About the only place where the movie seems to accidentally brush by a real statement is in a moment that resembles a historical reference. Cooper has infiltrated a conspiracy meeting (by wearing a half-mask that leaves his rather distinctive chin fully visible) at which the Big Bad, Mr. Lamas, is delivering an expository monologue: their factory in India is in full production of the drug, which will be shipped to America in phony Ming vases and bring the world to its knees! If you’re going to talk about drugs making and breaking empires, China and India are where it happened.
In the late eighteenth and early nineteenth centuries, the East India Company fostered opium addiction in China because they wanted cheap tea and because the British government had vague plans, which never came anywhere close to fruition, to add China to their empire.
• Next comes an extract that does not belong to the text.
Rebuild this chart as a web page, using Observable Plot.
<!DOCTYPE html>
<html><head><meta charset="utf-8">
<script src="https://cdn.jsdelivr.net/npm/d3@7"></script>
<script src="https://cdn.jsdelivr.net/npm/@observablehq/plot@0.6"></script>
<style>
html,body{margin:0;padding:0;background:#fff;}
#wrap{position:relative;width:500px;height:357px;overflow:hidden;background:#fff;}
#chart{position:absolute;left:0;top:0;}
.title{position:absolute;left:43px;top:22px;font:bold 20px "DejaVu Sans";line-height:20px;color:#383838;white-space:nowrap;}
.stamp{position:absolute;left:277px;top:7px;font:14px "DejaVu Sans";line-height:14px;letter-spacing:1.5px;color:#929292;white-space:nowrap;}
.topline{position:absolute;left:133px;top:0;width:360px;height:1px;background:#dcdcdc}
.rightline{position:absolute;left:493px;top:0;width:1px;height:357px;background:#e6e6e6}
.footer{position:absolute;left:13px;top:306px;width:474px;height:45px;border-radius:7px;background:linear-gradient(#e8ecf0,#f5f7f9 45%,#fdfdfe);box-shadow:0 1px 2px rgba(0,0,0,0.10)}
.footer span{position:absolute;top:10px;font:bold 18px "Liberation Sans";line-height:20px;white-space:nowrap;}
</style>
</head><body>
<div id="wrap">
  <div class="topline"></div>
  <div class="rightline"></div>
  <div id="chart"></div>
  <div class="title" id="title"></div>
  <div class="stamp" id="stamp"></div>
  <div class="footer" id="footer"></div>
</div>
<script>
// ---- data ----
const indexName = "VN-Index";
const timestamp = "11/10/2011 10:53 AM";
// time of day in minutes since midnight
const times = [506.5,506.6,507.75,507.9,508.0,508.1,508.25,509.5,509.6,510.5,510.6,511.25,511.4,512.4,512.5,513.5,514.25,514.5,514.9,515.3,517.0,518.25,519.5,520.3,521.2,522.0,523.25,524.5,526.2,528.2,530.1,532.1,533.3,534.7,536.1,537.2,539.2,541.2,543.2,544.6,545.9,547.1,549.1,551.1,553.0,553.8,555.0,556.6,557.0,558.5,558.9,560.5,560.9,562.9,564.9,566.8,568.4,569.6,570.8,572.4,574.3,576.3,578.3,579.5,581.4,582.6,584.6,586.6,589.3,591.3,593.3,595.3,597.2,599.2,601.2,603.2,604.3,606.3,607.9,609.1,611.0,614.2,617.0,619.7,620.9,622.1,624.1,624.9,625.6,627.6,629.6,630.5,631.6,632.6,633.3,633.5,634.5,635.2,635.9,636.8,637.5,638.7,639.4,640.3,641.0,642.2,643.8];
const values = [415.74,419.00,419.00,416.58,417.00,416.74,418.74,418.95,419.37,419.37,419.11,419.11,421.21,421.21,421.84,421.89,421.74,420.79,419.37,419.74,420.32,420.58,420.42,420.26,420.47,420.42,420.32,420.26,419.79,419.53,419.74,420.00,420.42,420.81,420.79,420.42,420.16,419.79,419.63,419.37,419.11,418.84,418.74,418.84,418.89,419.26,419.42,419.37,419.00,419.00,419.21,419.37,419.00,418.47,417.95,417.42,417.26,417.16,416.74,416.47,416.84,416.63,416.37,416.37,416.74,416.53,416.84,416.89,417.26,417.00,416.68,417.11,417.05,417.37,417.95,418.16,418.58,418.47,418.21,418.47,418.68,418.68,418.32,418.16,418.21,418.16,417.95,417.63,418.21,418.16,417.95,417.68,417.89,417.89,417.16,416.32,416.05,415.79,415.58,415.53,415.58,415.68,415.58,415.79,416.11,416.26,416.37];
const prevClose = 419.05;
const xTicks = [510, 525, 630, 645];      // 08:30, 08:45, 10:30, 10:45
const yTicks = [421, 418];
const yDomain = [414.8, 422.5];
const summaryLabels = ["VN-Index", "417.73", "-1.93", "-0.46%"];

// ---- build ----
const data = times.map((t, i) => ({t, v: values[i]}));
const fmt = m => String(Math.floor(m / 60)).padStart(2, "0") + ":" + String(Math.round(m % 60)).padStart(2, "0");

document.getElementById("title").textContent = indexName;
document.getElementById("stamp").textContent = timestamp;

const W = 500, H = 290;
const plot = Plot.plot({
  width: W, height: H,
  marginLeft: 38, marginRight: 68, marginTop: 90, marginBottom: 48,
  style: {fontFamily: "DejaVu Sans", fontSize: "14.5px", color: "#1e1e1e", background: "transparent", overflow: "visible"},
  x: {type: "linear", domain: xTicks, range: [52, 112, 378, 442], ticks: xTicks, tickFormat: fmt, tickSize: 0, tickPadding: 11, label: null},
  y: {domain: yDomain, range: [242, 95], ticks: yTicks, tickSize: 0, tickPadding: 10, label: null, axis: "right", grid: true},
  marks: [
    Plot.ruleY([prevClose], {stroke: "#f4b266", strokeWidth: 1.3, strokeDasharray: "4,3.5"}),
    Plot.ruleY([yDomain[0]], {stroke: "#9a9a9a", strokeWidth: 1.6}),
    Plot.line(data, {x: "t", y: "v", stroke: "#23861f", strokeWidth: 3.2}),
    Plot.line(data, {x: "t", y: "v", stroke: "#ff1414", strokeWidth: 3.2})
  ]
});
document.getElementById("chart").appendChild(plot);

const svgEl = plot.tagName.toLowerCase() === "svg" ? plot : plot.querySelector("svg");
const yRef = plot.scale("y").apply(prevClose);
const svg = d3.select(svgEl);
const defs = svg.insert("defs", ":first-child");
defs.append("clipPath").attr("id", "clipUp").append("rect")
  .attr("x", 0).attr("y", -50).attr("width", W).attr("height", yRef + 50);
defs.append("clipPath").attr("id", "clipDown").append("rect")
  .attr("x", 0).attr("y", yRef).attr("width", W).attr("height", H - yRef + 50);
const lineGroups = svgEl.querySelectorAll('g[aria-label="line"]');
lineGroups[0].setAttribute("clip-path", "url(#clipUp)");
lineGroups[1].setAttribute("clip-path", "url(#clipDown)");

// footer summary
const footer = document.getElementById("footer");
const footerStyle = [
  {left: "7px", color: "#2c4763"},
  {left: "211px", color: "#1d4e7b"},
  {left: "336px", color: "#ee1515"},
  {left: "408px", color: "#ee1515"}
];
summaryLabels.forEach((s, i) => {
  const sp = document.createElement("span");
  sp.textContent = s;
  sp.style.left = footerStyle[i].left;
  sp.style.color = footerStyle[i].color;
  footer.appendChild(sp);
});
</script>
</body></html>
The opium to feed this addiction was grown in India, often by farmers who would rather have been growing actual food but owed too much money to the EIC. This all led to the Opium Wars and a lot of other unpleasantness in which the British Empire came out looking even more like assholes than they usually did. In a story about conquering the world through drug addiction, then, having the drugs created in India and slipped into something Chinese looks like a reference to history repeating itself.
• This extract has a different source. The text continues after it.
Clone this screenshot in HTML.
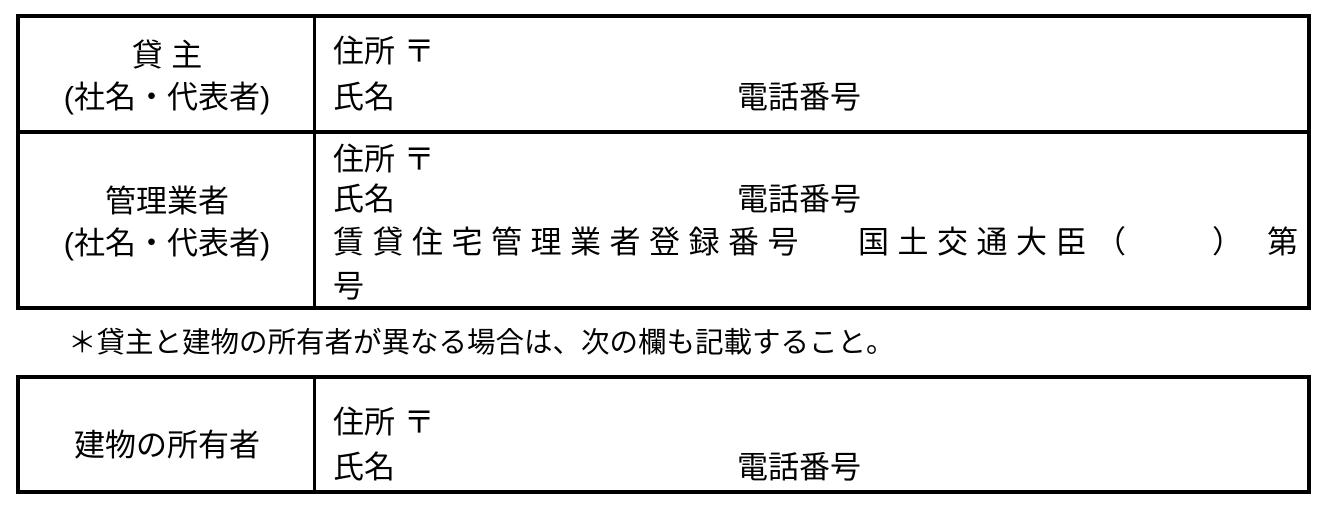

It may also mean something else. Secret Agent Super Dragon is relentlessly white, set mostly in a city in northwestern Europe, where conspiracies of middle-aged white guys drink booze and decide the fate of nations. The actual work that makes this possible, however, is being done by people of colour in the east. Not only does this seem to reference how western nations use other countries as battlegrounds and bargaining chips in their own power struggles, it can also serve as a reminder of something we frequently forget: a lot of what makes our comfortable lives possible comes from other countries, made by people who could never afford to buy it. My eyeglasses, the sweater I’m wearing, and the chair I’m sitting on were all made in China. Our entire economy depends on cheap foreign labor, and I wonder sometimes how much longer that can last before the whole thing falls apart.
Is any of this the movie’s intentional theme or message? I doubt it. The historical reference seems to be just a ‘hey, look how clever we are!’ moment and the rest probably goes no deeper than ‘oh, no, our children are doing drugs!’, which has been on the verge of ending civilization since at least the thirties. Secret Agent Super Dragon is just a dumb trashy Eurospy movie, and not even a very good one. I don’t hate it, but mostly because it’s not worth that kind of effort. The MST3K treatment renders it infinitely more enjoyable, especially when Tom and Crow do Jazz.
Agent Cooper was played by actor Ray Danton, who died in 1992, a year before the episode aired. Probably all for the best. I doubt he’d have been into all those jokes about how his character is perfectly smooth.